● **THE INPUT**

▼▼▼

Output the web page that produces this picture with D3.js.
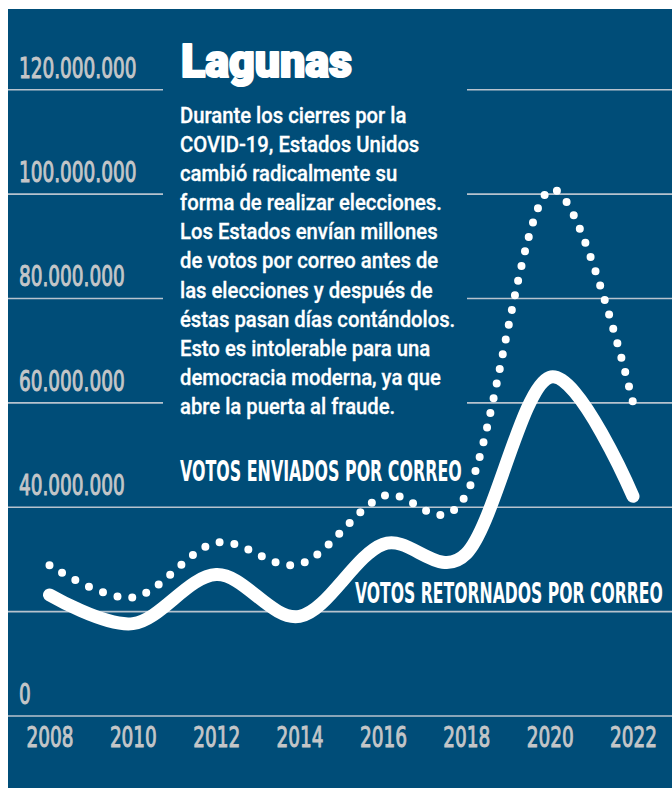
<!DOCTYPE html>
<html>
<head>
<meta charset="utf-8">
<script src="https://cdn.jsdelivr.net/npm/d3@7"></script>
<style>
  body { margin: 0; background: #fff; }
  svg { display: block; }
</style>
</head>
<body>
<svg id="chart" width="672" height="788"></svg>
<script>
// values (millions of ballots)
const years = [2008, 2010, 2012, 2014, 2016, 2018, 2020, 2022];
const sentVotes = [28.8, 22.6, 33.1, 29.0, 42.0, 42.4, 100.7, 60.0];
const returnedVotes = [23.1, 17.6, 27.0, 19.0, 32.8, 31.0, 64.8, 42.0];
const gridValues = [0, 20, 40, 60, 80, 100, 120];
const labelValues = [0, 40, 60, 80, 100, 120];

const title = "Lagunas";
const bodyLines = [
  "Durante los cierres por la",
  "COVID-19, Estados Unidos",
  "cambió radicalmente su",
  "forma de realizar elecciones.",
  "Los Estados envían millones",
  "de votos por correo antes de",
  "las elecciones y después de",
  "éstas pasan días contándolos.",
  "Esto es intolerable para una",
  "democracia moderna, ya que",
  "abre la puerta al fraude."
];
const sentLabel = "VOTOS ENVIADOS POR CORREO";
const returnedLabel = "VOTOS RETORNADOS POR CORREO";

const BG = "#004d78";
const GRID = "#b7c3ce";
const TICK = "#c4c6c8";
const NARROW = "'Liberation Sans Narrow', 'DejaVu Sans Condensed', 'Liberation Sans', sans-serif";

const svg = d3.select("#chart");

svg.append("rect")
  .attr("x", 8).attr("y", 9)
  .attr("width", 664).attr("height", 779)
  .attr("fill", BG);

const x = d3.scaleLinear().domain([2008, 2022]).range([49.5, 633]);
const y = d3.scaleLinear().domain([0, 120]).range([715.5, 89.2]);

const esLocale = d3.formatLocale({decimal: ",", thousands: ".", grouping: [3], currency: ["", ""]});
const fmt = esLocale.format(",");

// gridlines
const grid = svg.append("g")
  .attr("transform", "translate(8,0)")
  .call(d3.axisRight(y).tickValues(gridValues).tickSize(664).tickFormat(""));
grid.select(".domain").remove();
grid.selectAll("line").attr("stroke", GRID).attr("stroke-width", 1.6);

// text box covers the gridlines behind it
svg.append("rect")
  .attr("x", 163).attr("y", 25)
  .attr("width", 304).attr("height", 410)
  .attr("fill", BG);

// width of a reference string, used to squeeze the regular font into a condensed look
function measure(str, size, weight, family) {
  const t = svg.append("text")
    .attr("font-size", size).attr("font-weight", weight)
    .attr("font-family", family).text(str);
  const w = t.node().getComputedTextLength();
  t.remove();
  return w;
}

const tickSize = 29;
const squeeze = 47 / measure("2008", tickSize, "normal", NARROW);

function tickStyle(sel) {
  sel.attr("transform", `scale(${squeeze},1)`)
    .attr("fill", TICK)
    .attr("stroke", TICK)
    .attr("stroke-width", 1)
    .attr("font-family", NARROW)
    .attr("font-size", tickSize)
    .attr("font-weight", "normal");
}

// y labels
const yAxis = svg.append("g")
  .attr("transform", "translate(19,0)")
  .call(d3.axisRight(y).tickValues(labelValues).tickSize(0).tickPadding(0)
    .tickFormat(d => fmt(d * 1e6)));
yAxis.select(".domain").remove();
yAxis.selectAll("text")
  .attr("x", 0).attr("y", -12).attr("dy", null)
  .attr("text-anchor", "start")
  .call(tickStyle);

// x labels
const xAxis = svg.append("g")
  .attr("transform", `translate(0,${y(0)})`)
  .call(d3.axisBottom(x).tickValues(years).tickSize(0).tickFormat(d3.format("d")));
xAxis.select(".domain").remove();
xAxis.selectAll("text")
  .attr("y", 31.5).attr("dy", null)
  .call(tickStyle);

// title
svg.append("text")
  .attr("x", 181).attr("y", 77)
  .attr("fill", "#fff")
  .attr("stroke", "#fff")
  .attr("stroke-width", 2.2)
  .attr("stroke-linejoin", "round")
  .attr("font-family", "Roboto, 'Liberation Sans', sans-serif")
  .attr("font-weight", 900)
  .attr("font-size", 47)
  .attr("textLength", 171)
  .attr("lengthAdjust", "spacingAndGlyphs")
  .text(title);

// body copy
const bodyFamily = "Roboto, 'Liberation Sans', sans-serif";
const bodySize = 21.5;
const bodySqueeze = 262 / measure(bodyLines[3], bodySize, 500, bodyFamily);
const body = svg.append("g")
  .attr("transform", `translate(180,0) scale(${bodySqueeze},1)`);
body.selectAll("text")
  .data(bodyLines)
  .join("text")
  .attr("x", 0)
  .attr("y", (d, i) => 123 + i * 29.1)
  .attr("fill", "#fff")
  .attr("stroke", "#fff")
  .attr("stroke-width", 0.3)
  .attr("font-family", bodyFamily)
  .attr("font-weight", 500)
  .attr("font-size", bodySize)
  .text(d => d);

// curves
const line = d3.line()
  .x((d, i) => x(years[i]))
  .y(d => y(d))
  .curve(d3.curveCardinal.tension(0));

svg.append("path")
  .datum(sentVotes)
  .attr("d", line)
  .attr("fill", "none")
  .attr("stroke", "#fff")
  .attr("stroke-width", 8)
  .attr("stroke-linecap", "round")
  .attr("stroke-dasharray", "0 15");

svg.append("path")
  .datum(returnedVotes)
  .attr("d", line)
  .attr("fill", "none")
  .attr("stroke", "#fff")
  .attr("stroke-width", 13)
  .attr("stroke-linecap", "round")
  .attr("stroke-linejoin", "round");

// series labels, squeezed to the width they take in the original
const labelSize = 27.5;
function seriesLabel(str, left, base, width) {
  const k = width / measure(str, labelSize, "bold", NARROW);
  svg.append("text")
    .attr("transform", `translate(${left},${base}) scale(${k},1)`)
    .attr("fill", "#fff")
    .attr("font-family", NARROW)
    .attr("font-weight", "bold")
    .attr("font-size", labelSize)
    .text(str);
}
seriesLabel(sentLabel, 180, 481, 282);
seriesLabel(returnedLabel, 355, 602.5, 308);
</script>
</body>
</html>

▲▲▲
▼▼▼

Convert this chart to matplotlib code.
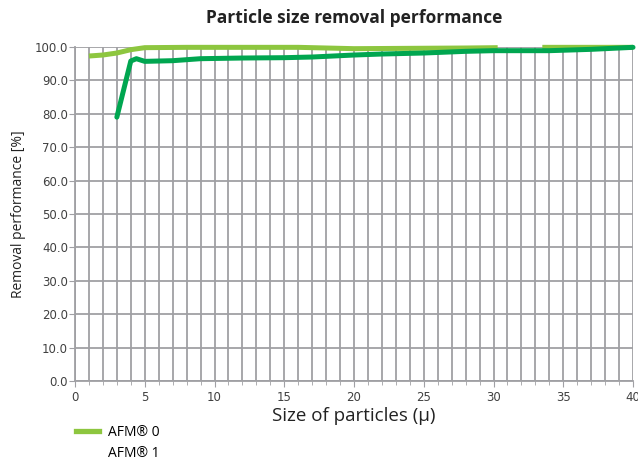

▲▲▲

● **OBJECTIVE**
Extract every line from the records above that contains the word "picture".

● **TASK SOLUTION**
Output the web page that produces this picture with D3.js.

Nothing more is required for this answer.